Start with the line that contains "Emit a Python" and end with the line that contains "ax = fig.add_axes([102"; retype those lines and the ones between them exactly, without any pictures.

[begin Source data]

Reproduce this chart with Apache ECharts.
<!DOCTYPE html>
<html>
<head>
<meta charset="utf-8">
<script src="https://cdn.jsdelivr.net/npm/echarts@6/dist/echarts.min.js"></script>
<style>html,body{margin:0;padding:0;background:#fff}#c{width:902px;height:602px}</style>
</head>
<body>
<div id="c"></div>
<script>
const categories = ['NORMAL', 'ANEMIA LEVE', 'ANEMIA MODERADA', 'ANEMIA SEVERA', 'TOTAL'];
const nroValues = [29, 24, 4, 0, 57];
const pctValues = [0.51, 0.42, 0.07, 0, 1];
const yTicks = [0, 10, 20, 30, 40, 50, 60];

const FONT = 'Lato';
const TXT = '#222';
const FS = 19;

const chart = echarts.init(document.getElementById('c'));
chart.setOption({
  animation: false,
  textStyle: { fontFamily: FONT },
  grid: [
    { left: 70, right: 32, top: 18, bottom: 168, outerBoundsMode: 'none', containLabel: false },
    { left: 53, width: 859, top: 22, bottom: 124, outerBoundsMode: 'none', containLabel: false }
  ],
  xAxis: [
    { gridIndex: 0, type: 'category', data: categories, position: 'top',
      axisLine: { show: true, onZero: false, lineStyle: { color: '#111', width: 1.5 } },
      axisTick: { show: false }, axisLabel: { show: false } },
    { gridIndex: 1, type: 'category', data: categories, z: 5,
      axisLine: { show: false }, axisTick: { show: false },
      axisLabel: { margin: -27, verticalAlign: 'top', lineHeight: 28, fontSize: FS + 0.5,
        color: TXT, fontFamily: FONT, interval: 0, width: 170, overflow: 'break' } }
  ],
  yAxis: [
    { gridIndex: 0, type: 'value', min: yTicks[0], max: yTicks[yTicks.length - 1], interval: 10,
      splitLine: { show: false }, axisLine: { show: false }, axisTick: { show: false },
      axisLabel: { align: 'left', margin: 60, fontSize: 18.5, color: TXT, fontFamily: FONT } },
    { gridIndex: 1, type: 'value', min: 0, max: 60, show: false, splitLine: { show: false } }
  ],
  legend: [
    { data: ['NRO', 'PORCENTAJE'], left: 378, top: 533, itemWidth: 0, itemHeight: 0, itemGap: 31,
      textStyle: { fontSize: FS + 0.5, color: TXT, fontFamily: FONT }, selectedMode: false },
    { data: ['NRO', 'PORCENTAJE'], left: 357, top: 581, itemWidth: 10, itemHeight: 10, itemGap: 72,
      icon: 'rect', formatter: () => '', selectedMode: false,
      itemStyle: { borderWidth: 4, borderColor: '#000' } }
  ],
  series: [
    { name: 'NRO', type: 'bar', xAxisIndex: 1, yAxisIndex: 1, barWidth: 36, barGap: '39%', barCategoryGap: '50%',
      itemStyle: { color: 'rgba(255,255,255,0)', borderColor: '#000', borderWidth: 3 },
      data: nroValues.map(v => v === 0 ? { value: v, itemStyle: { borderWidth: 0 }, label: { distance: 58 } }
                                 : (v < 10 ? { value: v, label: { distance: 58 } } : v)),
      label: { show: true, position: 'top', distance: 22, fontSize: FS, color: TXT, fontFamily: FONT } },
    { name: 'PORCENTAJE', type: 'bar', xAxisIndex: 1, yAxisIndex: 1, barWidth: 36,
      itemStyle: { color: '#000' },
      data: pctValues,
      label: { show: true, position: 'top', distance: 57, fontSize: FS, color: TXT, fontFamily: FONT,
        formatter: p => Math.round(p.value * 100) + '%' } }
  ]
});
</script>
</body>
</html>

[end Source data]
[begin Source data]

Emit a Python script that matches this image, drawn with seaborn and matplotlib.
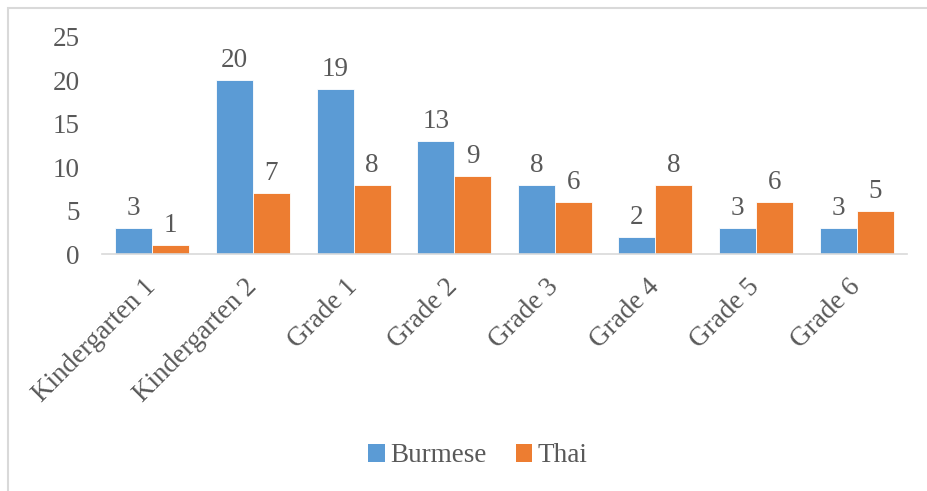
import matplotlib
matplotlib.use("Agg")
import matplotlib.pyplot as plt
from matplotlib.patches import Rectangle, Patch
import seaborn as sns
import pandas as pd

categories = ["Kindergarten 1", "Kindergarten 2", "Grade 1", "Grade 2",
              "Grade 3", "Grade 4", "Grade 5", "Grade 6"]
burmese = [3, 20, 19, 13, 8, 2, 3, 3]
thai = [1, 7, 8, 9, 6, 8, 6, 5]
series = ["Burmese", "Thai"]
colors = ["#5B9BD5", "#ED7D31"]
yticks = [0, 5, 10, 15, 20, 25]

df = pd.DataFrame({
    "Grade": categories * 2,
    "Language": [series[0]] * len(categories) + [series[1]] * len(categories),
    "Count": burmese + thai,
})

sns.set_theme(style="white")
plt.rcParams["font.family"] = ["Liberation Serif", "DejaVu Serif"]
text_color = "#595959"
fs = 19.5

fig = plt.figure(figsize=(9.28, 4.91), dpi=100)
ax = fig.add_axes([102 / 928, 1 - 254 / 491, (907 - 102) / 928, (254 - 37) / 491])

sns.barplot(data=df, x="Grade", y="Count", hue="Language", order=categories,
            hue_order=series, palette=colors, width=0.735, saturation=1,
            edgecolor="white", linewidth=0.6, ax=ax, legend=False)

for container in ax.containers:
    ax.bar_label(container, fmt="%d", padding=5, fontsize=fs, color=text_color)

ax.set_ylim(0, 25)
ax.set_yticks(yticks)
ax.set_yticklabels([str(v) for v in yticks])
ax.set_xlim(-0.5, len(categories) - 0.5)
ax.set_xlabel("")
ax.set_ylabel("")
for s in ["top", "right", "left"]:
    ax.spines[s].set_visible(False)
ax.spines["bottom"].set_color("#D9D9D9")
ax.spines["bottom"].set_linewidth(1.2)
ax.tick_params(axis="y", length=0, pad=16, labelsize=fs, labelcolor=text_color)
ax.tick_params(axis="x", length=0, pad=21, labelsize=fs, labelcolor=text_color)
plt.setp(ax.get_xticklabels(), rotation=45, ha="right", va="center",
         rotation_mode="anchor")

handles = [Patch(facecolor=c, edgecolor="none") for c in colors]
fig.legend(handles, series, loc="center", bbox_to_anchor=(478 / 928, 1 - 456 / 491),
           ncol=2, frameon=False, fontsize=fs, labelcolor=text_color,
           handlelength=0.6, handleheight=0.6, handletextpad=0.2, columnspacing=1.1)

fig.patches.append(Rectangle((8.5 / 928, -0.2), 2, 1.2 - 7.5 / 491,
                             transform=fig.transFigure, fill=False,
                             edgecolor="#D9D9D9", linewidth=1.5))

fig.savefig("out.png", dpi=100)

[end Source data]
[begin Source data]

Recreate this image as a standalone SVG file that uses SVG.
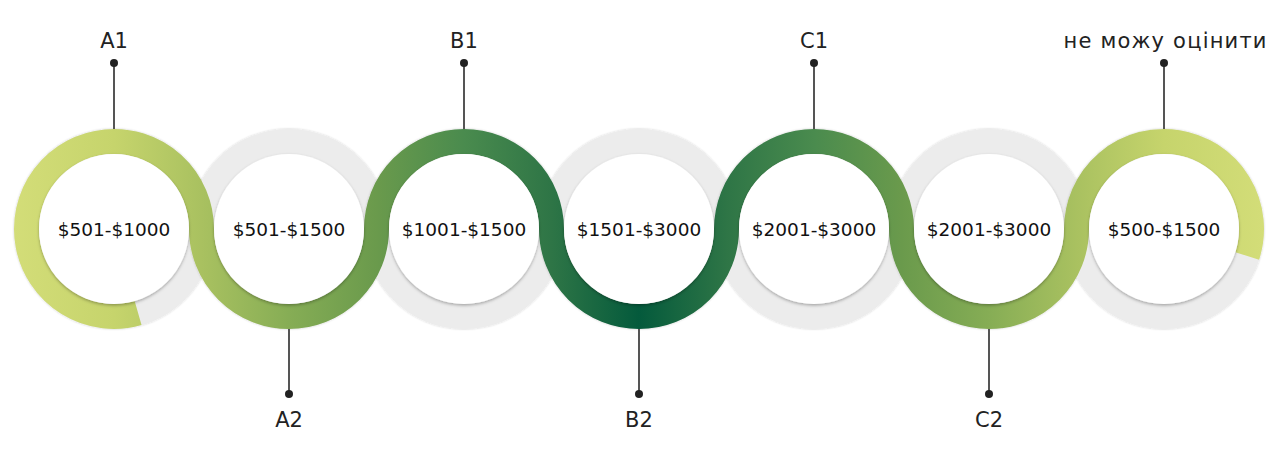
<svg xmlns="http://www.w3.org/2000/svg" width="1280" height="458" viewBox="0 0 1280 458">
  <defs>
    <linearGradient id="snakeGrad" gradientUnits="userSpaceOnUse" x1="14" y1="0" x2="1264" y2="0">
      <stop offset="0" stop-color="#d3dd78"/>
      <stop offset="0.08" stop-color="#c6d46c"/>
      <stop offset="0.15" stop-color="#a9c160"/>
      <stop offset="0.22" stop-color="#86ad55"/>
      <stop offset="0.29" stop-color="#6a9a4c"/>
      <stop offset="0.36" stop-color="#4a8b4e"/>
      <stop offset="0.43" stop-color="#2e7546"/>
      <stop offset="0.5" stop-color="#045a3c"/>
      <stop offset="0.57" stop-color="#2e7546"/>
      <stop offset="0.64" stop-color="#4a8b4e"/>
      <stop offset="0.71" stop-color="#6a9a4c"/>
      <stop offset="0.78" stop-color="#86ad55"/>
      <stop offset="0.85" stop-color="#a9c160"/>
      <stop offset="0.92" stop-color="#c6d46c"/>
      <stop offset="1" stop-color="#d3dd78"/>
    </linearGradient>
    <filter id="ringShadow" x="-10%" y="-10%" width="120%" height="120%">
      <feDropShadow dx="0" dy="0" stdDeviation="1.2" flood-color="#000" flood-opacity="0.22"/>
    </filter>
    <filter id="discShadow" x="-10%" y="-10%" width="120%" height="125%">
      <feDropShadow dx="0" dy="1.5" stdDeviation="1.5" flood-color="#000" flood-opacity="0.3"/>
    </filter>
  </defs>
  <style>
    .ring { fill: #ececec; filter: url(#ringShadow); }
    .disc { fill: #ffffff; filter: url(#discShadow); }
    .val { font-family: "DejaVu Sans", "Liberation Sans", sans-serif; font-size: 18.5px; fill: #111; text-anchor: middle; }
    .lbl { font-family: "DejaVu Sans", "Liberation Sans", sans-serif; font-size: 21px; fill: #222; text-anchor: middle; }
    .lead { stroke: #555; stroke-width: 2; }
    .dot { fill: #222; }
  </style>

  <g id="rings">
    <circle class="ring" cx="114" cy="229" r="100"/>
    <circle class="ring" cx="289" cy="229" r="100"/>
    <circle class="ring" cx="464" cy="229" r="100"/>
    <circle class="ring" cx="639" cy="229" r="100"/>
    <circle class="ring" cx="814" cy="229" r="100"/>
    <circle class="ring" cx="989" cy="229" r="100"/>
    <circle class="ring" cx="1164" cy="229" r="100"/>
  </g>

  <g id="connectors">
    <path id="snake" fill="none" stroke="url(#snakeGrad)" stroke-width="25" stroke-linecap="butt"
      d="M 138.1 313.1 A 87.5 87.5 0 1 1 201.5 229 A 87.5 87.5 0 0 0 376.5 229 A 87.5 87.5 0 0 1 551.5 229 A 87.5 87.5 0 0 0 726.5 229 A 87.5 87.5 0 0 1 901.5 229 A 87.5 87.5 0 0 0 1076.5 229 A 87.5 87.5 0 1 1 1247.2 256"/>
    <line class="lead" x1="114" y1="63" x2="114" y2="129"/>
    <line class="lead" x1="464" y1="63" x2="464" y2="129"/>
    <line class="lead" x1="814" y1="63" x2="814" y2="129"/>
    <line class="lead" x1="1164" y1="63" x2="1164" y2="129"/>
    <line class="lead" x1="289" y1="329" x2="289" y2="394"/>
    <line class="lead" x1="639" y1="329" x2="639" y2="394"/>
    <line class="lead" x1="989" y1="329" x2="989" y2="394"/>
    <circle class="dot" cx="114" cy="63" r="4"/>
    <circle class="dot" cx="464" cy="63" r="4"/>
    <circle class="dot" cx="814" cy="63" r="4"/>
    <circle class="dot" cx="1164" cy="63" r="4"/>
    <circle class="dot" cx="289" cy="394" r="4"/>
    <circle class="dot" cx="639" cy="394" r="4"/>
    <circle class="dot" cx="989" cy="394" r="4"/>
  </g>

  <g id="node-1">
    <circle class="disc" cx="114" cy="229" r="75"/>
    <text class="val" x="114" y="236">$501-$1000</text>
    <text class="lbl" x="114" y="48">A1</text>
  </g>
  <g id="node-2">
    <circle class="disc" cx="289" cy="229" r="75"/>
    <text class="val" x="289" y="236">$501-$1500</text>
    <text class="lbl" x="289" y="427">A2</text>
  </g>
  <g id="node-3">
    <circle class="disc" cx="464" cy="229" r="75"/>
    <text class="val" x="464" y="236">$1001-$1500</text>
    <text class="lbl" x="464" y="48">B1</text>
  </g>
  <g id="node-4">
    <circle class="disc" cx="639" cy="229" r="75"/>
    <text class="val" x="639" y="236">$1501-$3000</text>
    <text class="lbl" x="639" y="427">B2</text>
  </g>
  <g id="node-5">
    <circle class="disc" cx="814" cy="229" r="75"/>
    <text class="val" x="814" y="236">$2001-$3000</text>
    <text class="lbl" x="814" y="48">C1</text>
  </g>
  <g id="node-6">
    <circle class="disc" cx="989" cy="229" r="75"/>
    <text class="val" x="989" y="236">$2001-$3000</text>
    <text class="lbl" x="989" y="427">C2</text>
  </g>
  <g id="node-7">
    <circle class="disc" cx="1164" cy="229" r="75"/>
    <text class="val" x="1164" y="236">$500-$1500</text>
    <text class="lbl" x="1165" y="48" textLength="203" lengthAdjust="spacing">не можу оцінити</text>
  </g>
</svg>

[end Source data]

## Written response
Emit a Python script that matches this image, drawn with seaborn and matplotlib.
import matplotlib
matplotlib.use("Agg")
import matplotlib.pyplot as plt
from matplotlib.patches import Rectangle, Patch
import seaborn as sns
import pandas as pd

categories = ["Kindergarten 1", "Kindergarten 2", "Grade 1", "Grade 2",
              "Grade 3", "Grade 4", "Grade 5", "Grade 6"]
burmese = [3, 20, 19, 13, 8, 2, 3, 3]
thai = [1, 7, 8, 9, 6, 8, 6, 5]
series = ["Burmese", "Thai"]
colors = ["#5B9BD5", "#ED7D31"]
yticks = [0, 5, 10, 15, 20, 25]

df = pd.DataFrame({
    "Grade": categories * 2,
    "Language": [series[0]] * len(categories) + [series[1]] * len(categories),
    "Count": burmese + thai,
})

sns.set_theme(style="white")
plt.rcParams["font.family"] = ["Liberation Serif", "DejaVu Serif"]
text_color = "#595959"
fs = 19.5

fig = plt.figure(figsize=(9.28, 4.91), dpi=100)
ax = fig.add_axes([102 / 928, 1 - 254 / 491, (907 - 102) / 928, (254 - 37) / 491])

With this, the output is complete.